Roberta Czap Charged in $6.1M Wire Fraud Scheme

Roberta Czap, 66, of Newark, Delaware, is accused of stealing $6.1 million from her employer through a years-long wire fraud and money laundering conspiracy, federal prosecutors announced today. The indictment unsealed in Wilmington charges Czap with wire fraud, identity theft, multiple money laundering counts, and tax offenses—all stemming from a brazen theft that gutted her financial services company from within.

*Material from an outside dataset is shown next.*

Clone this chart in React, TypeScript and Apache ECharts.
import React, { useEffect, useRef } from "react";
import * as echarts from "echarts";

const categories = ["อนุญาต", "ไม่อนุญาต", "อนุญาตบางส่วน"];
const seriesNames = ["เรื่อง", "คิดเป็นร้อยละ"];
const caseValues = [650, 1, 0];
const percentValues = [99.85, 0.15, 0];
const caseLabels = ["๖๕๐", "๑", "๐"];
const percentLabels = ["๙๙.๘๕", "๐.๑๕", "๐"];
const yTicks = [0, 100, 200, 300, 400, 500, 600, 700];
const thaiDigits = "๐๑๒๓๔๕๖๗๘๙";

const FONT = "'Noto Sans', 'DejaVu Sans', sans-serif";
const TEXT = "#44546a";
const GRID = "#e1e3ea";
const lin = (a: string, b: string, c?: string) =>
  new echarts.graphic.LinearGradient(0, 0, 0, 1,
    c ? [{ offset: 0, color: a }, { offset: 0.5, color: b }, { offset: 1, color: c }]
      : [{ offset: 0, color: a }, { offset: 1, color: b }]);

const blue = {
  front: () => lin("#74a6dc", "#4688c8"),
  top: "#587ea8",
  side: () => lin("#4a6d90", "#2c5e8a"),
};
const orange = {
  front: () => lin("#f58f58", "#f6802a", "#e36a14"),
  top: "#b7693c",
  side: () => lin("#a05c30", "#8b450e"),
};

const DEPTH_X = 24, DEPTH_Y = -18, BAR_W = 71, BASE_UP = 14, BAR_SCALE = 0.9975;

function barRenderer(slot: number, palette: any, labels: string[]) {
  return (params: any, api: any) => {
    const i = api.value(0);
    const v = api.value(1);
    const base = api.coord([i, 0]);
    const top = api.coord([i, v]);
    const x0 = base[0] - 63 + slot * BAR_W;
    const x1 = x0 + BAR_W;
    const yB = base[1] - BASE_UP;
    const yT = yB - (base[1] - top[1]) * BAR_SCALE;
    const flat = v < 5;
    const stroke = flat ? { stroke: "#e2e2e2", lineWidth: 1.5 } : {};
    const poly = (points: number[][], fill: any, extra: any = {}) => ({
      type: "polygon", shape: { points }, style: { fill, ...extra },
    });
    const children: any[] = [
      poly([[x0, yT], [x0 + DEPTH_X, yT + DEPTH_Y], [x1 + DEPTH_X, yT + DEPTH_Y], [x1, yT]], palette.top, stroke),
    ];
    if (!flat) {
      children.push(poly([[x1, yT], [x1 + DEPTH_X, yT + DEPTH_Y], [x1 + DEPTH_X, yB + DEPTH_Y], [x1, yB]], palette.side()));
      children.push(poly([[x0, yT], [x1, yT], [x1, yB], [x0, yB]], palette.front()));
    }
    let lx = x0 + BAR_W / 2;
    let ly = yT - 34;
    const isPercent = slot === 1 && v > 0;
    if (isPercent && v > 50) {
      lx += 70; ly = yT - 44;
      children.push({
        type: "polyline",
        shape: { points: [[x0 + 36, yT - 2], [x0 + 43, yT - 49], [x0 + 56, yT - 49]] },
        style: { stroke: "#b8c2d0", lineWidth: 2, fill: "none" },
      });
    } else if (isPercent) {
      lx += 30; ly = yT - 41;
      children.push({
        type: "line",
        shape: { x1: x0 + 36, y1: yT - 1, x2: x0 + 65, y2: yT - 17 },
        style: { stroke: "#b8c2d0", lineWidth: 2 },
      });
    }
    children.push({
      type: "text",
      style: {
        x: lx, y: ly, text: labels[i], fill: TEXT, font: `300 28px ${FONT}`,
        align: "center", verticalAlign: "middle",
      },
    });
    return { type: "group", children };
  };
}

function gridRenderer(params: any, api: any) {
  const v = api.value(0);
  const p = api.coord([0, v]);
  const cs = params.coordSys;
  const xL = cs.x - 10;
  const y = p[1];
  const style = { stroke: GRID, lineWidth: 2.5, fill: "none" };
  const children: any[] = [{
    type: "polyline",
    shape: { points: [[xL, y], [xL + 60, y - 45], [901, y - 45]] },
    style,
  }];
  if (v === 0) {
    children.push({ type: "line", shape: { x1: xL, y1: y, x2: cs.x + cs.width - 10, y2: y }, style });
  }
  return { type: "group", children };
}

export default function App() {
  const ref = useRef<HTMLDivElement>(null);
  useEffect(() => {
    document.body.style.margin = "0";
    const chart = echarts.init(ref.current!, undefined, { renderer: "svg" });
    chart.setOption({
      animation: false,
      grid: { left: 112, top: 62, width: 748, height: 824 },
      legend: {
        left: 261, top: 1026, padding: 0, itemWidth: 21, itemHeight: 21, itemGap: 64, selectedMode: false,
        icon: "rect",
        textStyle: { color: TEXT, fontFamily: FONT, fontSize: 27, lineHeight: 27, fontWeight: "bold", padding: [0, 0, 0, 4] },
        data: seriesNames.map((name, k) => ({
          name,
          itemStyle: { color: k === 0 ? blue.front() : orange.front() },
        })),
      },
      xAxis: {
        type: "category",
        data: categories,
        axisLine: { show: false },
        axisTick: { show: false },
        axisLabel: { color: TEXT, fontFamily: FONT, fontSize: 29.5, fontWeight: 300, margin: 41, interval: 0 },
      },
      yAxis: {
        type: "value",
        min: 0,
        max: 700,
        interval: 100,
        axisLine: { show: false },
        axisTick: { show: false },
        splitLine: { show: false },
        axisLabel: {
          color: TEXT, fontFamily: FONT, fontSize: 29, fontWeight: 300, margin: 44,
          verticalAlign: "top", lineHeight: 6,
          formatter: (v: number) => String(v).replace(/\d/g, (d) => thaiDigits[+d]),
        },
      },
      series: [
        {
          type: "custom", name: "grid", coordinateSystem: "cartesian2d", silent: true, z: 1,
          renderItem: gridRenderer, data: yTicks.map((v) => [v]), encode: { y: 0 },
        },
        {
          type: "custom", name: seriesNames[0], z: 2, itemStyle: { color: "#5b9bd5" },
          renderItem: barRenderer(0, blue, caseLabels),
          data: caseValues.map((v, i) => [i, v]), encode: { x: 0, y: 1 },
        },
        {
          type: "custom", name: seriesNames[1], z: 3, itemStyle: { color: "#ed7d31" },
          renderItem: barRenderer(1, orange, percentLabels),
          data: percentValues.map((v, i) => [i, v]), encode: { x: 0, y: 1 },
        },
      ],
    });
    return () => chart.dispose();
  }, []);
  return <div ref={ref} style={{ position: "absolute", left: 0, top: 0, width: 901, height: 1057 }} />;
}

Between 2011 and 2016, Czap, an employee in the accounting department of a Newark-based financial firm, allegedly orchestrated nearly 500 fraudulent electronic transfers from the company’s operating account into her personal bank accounts. Using another employee’s identifying information, she forged payment requests made to appear as legitimate vendor disbursements. Authorized with her own company credentials, the transfers went undetected for years while Czap lived off the stolen funds.

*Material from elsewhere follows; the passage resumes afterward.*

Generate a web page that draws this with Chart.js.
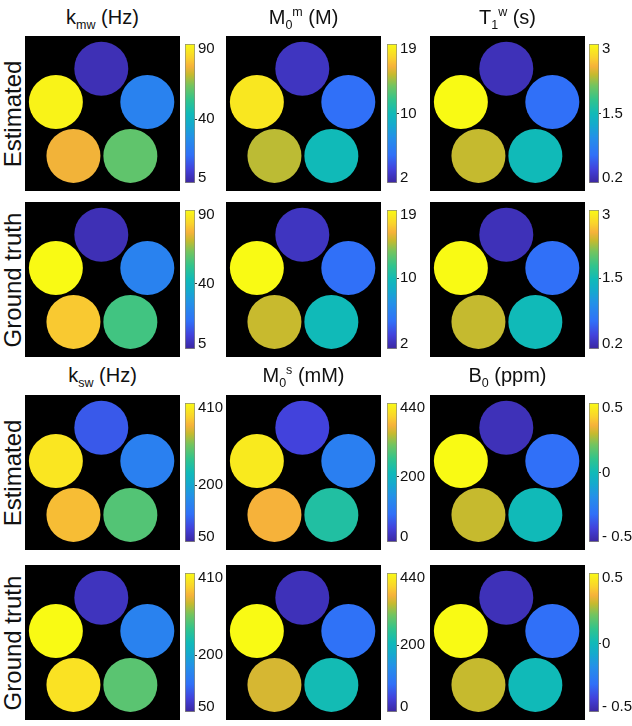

Not only did Czap funnel millions into her own pockets, but she also filed false federal tax returns for 2013, 2014, and 2015—deliberately omitting the illegal income and substantially underreporting her earnings. Federal tax law requires all income, legal or not, to be reported. By hiding the theft, she compounded her crimes with federal tax offenses.

Between January 2013 and July 2016, Czap and her husband pulled approximately $2.7 million in cash from casinos across Delaware and other states. A regular gambler, Czap frequently withdrew large sums after play, then laundered about $1.2 million by depositing it into two bank accounts under her husband’s name—further attempting to conceal the origin of the illicit funds.

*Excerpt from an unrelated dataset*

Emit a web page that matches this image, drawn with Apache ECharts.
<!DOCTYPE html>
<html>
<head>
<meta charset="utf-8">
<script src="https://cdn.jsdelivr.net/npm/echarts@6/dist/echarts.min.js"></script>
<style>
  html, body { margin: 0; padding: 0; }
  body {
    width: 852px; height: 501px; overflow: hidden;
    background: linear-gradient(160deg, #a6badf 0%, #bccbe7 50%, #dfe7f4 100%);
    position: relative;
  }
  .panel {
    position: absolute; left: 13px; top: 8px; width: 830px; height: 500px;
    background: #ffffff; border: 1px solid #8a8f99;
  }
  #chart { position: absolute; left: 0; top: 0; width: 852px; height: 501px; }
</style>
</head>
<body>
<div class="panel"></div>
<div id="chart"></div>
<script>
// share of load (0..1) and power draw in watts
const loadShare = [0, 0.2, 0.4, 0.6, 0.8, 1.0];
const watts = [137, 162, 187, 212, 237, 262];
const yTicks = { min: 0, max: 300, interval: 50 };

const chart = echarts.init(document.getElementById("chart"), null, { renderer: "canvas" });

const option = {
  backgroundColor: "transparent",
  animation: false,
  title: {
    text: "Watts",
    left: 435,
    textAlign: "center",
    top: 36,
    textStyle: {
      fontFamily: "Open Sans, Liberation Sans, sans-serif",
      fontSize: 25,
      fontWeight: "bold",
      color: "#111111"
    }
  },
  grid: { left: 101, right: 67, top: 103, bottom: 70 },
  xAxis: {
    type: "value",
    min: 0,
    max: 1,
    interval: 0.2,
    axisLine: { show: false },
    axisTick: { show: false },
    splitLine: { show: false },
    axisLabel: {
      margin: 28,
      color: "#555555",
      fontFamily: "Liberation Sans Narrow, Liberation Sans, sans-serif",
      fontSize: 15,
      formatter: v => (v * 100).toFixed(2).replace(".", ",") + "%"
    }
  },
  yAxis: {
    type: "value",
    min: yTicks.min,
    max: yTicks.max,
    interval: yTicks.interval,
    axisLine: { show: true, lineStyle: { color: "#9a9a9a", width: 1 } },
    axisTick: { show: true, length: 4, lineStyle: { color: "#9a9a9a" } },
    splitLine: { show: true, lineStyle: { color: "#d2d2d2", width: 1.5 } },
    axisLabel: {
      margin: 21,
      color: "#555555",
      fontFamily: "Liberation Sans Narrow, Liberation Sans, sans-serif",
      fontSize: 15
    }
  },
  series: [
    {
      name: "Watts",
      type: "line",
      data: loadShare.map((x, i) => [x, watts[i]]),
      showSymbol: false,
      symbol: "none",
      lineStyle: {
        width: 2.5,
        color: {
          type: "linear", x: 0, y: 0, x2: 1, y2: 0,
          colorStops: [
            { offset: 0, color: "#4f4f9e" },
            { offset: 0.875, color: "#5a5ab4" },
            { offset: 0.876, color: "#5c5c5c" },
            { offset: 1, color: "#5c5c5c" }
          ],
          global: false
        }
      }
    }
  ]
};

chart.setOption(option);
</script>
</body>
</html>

“Defendant’s attempts to conceal the source of her illegal income made detection of the fraud more challenging,” said U.S. Attorney Charles M. Oberly, III. “But the diligent and thorough investigative work of law enforcement uncovered the significant fraud perpetrated not only against the victim company, but the American people.”

The case was investigated by the IRS Criminal Investigation Division and the Federal Bureau of Investigation. Assistant U.S. Attorney Lesley Wolf is prosecuting. If convicted, Czap faces up to 20 years in prison on wire fraud and money laundering charges, a mandatory additional two years for identity theft, and up to three years on tax counts. The indictment contains allegations only; Czap is presumed innocent until proven guilty beyond a reasonable doubt.